- The paper introduces an automated compiler enhancement that maps Fortran intrinsics to AMD AI Engines via MLIR, enabling transparent acceleration without modifying source code.
- It leverages the open-source Flang compiler and a custom xrt_wrapper dialect to transform and offload linear algebra operations efficiently.
- Performance evaluations confirm that repeated intrinsic calls, especially matrix multiplication, achieve competitive or superior speedups compared to CPU execution.

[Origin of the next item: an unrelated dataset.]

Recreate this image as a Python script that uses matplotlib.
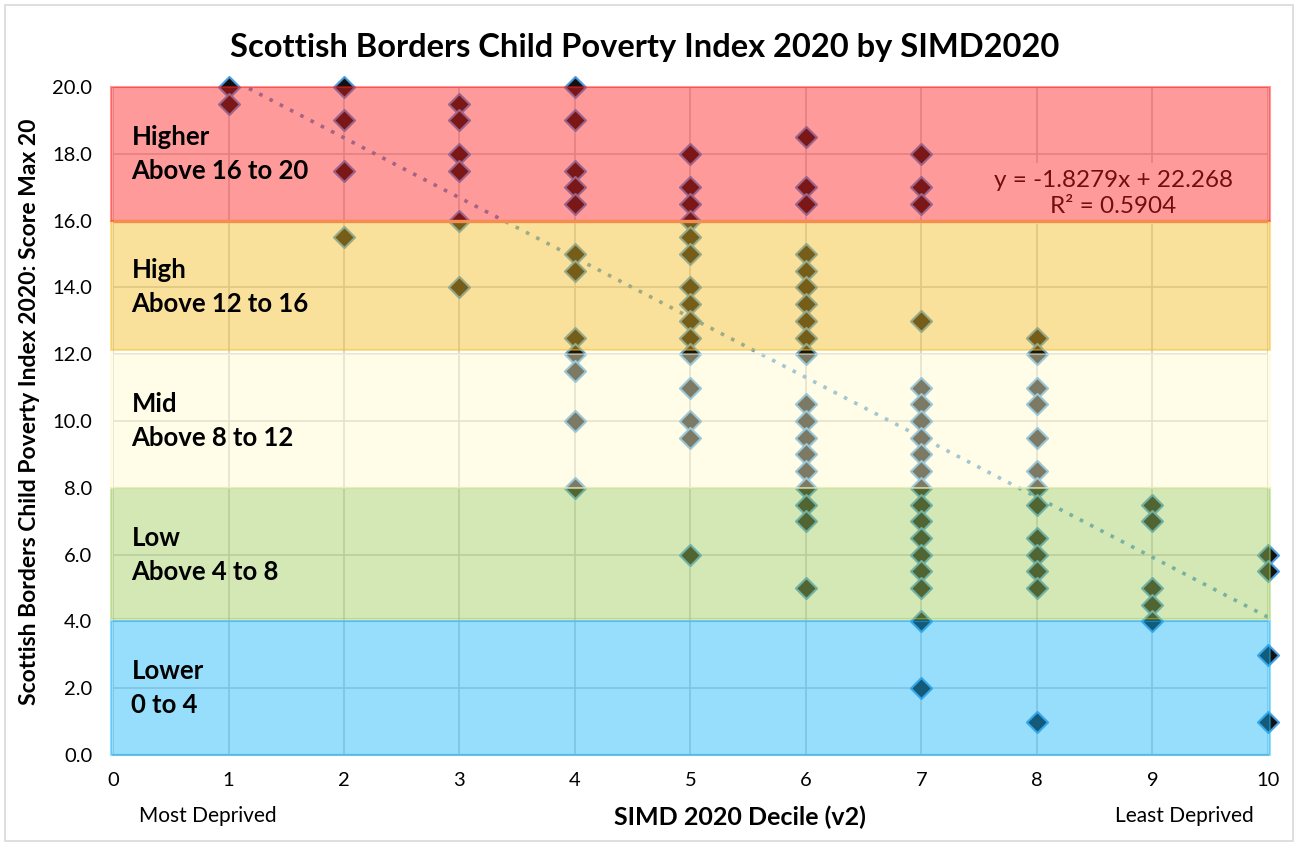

Seamless Acceleration of Fortran Intrinsics via AMD AI Engines
This paper addresses a pressing challenge in the high-performance computing (HPC) landscape: enhancing computational performance in Fortran applications by transparently harnessing the power of AMD's AI Engines (AIEs). Fortran remains a dominant language in scientific computing due to its performance capabilities and the maturity of its ecosystem. Nonetheless, leveraging cutting-edge hardware, such as the AMD AIEs found in their Ryzen AI CPUs, requires a sophisticated understanding of these architectures, presenting a significant barrier to entry for many practitioners.

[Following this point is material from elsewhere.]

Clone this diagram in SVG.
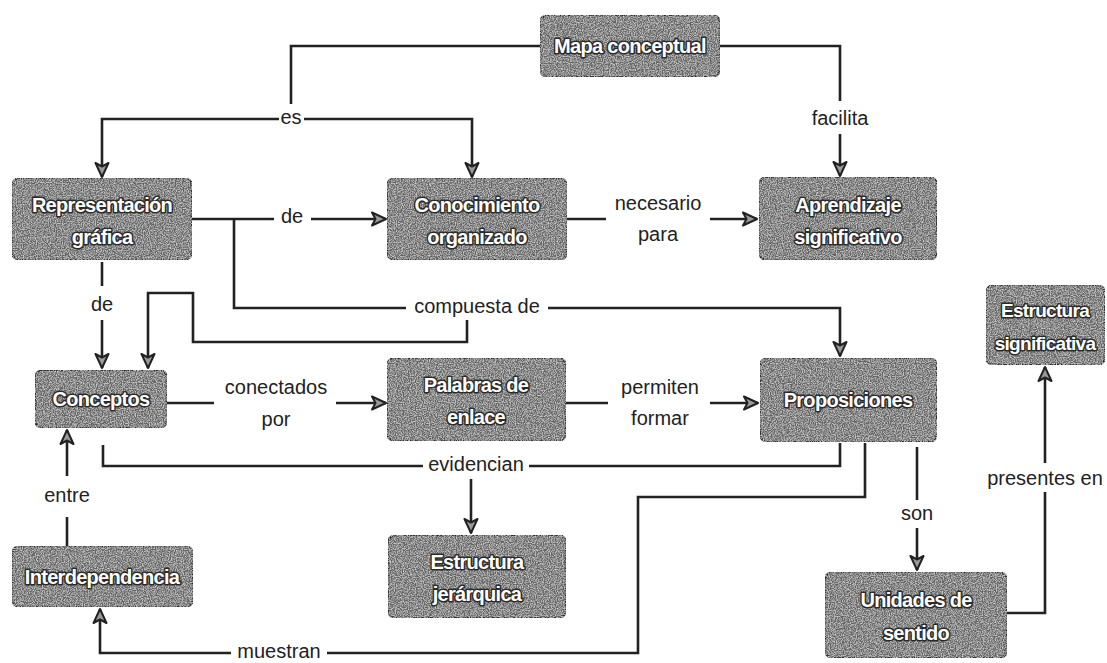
<svg xmlns="http://www.w3.org/2000/svg" width="1107" height="663" viewBox="0 0 1107 663">
<style>
.box{fill:#646464;stroke:#2e2e2e;stroke-width:2.2;filter:url(#grain)}
.bt{font-family:"Liberation Sans",Arial,sans-serif;font-size:20px;font-weight:bold;fill:#fff;stroke:#2a2a2a;stroke-width:3;paint-order:stroke;stroke-linejoin:round;text-anchor:middle;dominant-baseline:central;letter-spacing:-0.7px}
.ln{fill:none;stroke:#222;stroke-width:2.6}
.lb{font-family:"Liberation Sans",Arial,sans-serif;font-size:20px;fill:#222;text-anchor:middle;dominant-baseline:central}
</style>
<defs>
<filter id="grain" x="0" y="0" width="100%" height="100%">
<feTurbulence type="fractalNoise" baseFrequency="0.85" numOctaves="2" seed="7" result="n"/>
<feColorMatrix in="n" type="matrix" values="0 0 0 0 0.85  0 0 0 0 0.85  0 0 0 0 0.85  0 0 0 1.6 -0.6" result="w"/>
<feComposite in="w" in2="SourceAlpha" operator="in" result="ws"/>
<feMerge><feMergeNode in="SourceGraphic"/><feMergeNode in="ws"/></feMerge>
</filter>
<marker id="ah" markerUnits="userSpaceOnUse" markerWidth="18" markerHeight="18" refX="15" refY="8" orient="auto">
<path d="M1,1.5 L15,8 L1,14.5 L4.5,8 Z" fill="#9a9a9a" stroke="#222" stroke-width="2" stroke-linejoin="round"/>
</marker>
</defs>
<rect width="1107" height="663" fill="#fff"/>

<g id="connectors">
<!-- es -->
<path class="ln" d="M540,46 H291 V104"/>
<path class="ln" d="M279,119 H102 V177" marker-end="url(#ah)"/>
<path class="ln" d="M304,119 H472 V177" marker-end="url(#ah)"/>
<text class="lb" x="291" y="117">es</text>
<!-- facilita -->
<path class="ln" d="M720,46 H840 V101"/>
<path class="ln" d="M840,134 V176" marker-end="url(#ah)"/>
<text class="lb" x="840" y="118">facilita</text>
<!-- de (Rep -> Conocimiento) -->
<path class="ln" d="M192,219 H274"/>
<path class="ln" d="M311,219 H386" marker-end="url(#ah)"/>
<text class="lb" x="292" y="216">de</text>
<!-- necesario para -->
<path class="ln" d="M567,219 H606"/>
<path class="ln" d="M710,219 H757" marker-end="url(#ah)"/>
<text class="lb" x="658" y="203">necesario</text>
<text class="lb" x="658" y="234">para</text>
<!-- compuesta de -->
<path class="ln" d="M234,219 V308 H406"/>
<path class="ln" d="M548,308 H840 V356" marker-end="url(#ah)"/>
<path class="ln" d="M467,320 V342 H193 V293 H148 V368" marker-end="url(#ah)"/>
<text class="lb" x="477" y="306">compuesta de</text>
<!-- de (Rep -> Conceptos) -->
<path class="ln" d="M102,262 V286"/>
<path class="ln" d="M102,320 V368" marker-end="url(#ah)"/>
<text class="lb" x="102" y="304">de</text>
<!-- conectados por -->
<path class="ln" d="M167,403 H214"/>
<path class="ln" d="M336,403 H386" marker-end="url(#ah)"/>
<text class="lb" x="276" y="387">conectados</text>
<text class="lb" x="276" y="419">por</text>
<!-- permiten formar -->
<path class="ln" d="M566,403 H608"/>
<path class="ln" d="M710,403 H758" marker-end="url(#ah)"/>
<text class="lb" x="660" y="387">permiten</text>
<text class="lb" x="660" y="418">formar</text>
<!-- evidencian -->
<path class="ln" d="M103,445 V466 H423"/>
<path class="ln" d="M529,466 H840 V443"/>
<path class="ln" d="M471,479 V533" marker-end="url(#ah)"/>
<text class="lb" x="476" y="464">evidencian</text>
<!-- muestran -->
<path class="ln" d="M865,443 V497 H638 V653 H327"/>
<path class="ln" d="M231,653 H100 V609" marker-end="url(#ah)"/>
<text class="lb" x="279" y="651">muestran</text>
<!-- entre -->
<path class="ln" d="M67,546 V517"/>
<path class="ln" d="M67,476 V430" marker-end="url(#ah)"/>
<text class="lb" x="67" y="495">entre</text>
<!-- son -->
<path class="ln" d="M917,447 V500"/>
<path class="ln" d="M917,528 V570" marker-end="url(#ah)"/>
<text class="lb" x="917" y="513">son</text>
<!-- presentes en -->
<path class="ln" d="M1007,613 H1045 V492"/>
<path class="ln" d="M1045,463 V367" marker-end="url(#ah)"/>
<text class="lb" x="1045" y="478">presentes en</text>
</g>

<g id="n-mapa">
<rect class="box" x="540" y="15" width="180" height="62" rx="8"/>
<text class="bt" x="630" y="46">Mapa conceptual</text>
</g>
<g id="n-representacion">
<rect class="box" x="12" y="178" width="180" height="82" rx="8"/>
<text class="bt" x="102" y="205">Representación</text>
<text class="bt" x="102" y="237">gráfica</text>
</g>
<g id="n-conocimiento">
<rect class="box" x="387" y="178" width="180" height="82" rx="8"/>
<text class="bt" x="477" y="205">Conocimiento</text>
<text class="bt" x="477" y="237">organizado</text>
</g>
<g id="n-aprendizaje">
<rect class="box" x="759" y="177" width="178" height="83" rx="8"/>
<text class="bt" x="848" y="205">Aprendizaje</text>
<text class="bt" x="848" y="237">significativo</text>
</g>
<g id="n-estructura-significativa">
<rect class="box" x="986" y="285" width="119" height="80" rx="8"/>
<text class="bt" x="1045" y="310" style="font-size:19px">Estructura</text>
<text class="bt" x="1045" y="343" style="font-size:19px">significativa</text>
</g>
<g id="n-conceptos">
<rect class="box" x="35" y="370" width="132" height="58" rx="8"/>
<text class="bt" x="101" y="399">Conceptos</text>
</g>
<g id="n-palabras">
<rect class="box" x="387" y="358" width="179" height="83" rx="8"/>
<text class="bt" x="476" y="385">Palabras de</text>
<text class="bt" x="476" y="417">enlace</text>
</g>
<g id="n-proposiciones">
<rect class="box" x="760" y="358" width="177" height="84" rx="8"/>
<text class="bt" x="848" y="400">Proposiciones</text>
</g>
<g id="n-interdependencia">
<rect class="box" x="12" y="546" width="181" height="61" rx="8"/>
<text class="bt" x="102" y="577">Interdependencia</text>
</g>
<g id="n-estructura-jerarquica">
<rect class="box" x="388" y="535" width="178" height="83" rx="8"/>
<text class="bt" x="477" y="562">Estructura</text>
<text class="bt" x="477" y="594">jerárquica</text>
</g>
<g id="n-unidades">
<rect class="box" x="825" y="572" width="182" height="86" rx="8"/>
<text class="bt" x="916" y="600">Unidades de</text>
<text class="bt" x="916" y="633">sentido</text>
</g>
</svg>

The researchers propose an innovative methodology to automatically offload Fortran intrinsic procedures onto the AMD AIEs without necessitating any modifications to the original Fortran code. Utilizing the capabilities of the open-source Flang compiler and the MLIR (Multi-Level Intermediate Representation) ecosystem, the authors have extended the Flang compilation process to map Fortran intrinsics to a linear algebra (linalg) dialect within MLIR. This representation enables the efficient harnessing of the computational capabilities of the AIEs via an MLIR-to-AIE transformation flow.

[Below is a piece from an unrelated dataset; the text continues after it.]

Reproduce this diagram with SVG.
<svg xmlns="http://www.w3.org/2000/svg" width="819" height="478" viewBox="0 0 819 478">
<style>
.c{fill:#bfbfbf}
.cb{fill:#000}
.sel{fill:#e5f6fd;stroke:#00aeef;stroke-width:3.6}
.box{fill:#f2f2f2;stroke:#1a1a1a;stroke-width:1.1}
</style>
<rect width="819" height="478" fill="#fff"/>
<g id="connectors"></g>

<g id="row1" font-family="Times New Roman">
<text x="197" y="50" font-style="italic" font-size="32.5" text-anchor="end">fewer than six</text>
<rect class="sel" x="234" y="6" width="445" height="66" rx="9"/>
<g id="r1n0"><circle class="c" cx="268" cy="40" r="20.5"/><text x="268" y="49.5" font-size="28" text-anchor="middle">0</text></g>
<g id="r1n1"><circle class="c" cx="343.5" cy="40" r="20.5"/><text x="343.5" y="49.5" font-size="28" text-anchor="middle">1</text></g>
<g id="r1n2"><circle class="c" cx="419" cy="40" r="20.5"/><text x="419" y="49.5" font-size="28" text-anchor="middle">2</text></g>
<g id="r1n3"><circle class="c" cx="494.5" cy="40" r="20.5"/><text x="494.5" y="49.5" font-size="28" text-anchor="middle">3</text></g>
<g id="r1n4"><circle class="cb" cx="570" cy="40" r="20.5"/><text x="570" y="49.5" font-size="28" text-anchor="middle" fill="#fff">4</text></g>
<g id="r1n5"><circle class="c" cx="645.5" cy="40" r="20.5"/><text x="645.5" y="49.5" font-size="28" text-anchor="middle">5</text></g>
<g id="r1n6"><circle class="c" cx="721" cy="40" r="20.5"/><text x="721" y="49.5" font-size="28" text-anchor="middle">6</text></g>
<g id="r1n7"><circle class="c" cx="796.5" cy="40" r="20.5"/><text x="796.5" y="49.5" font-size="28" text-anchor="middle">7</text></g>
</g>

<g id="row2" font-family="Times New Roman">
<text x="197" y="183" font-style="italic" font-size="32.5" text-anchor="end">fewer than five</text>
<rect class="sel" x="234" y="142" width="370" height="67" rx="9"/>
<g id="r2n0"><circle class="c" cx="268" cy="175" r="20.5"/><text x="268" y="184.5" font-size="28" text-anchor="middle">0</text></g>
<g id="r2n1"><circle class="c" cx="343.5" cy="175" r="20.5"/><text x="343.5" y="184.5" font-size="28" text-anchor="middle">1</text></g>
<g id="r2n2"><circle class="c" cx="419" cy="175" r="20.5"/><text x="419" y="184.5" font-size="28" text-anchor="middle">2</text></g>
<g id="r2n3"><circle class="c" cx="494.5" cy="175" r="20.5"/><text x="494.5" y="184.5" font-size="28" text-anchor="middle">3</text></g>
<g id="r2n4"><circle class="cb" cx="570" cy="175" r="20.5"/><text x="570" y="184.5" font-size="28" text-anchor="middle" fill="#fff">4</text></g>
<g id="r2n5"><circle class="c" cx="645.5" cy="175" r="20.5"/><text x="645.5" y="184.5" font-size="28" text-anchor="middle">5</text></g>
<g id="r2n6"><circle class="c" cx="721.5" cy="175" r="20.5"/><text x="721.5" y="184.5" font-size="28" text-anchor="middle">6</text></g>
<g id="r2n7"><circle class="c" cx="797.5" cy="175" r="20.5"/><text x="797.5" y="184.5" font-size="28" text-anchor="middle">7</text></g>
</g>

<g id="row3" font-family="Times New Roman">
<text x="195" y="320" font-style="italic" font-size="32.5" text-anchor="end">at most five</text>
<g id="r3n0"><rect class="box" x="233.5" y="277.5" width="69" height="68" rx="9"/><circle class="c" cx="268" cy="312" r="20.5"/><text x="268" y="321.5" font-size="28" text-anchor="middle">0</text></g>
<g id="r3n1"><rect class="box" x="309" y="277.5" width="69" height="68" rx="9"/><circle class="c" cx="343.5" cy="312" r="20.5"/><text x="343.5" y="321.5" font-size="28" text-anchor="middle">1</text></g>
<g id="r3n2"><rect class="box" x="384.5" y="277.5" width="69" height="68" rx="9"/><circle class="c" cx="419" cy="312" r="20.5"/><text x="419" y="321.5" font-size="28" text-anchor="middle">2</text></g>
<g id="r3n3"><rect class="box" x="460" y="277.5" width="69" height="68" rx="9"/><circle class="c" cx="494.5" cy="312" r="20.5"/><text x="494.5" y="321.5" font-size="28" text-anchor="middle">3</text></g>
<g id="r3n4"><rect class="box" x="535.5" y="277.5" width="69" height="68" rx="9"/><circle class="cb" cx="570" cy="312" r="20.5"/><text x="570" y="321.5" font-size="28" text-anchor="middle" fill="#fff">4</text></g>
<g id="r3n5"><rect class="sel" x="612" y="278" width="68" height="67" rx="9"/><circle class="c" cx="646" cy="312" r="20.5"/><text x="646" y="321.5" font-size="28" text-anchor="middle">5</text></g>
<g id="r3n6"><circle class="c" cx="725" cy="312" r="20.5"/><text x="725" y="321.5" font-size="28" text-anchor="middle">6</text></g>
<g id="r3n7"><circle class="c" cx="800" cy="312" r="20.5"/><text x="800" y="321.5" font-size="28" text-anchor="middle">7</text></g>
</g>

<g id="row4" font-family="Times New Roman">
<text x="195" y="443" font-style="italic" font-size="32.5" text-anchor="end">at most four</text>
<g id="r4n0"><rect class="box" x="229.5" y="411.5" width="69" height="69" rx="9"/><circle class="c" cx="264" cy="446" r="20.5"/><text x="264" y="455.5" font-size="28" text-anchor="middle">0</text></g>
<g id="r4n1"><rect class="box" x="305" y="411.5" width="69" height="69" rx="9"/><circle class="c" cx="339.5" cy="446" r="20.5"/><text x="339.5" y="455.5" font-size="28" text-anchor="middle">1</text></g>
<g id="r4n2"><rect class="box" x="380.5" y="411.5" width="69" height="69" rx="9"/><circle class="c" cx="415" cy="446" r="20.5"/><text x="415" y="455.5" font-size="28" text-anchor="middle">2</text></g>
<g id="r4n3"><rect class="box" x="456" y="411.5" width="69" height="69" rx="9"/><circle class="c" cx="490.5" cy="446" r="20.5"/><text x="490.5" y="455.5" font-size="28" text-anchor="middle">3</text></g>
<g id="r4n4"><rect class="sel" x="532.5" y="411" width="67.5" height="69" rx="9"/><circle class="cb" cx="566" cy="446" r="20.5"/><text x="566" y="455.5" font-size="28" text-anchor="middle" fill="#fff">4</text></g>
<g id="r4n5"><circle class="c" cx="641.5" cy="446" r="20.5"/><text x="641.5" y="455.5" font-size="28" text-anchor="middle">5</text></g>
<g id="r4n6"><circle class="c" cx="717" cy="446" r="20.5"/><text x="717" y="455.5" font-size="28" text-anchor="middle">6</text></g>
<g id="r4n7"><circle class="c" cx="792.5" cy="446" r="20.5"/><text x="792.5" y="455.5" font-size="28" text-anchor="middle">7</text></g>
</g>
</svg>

A primary advancement in this research is the development of the xrt_wrapper MLIR dialect, enabling seamless interaction between the CPU and AIEs via the Xilinx Runtime (XRT). The approach also involves the construction of a library of pre-defined MLIR templates for a variety of linear algebra operations, which are dynamically adapted based on the specific invocation of Fortran intrinsics in user applications.
Performance evaluations of the proposed system demonstrate that for workloads with repeated calls to specific Fortran intrinsics, such as reductions and transpositions, the overhead associated with initial execution on the AIE diminishes on subsequent runs, resulting in performance competitive with, or superior to, CPU execution. Particularly, the handling of matrix multiplication intrinsic (matmul) was shown to benefit from AIE-specific optimizations and delivered significant performance gains over CPU execution.
From a practical standpoint, this research presents a compelling case for integrating AI engines into routine scientific workflows via automated compiler techniques, thus democratizing access to hardware acceleration for the broader Fortran community. Theoretically, it also positions MLIR as a central tool not only for language-agnostic optimizations but also for specialized hardware acceleration tasks. Moving forward, extending such techniques to include a more comprehensive set of Fortran patterns beyond intrinsics, along with integration into ML frameworks that utilize the linalg dialect, presents exciting opportunities for future research and toolchain development.
Ultimately, this research contributes significantly to the broader objective of improving accessibility and utility of emerging hardware platforms like AMD AIEs in established computational domains, showcasing how transparent acceleration frameworks can be developed within the evolving landscape of compiler technologies.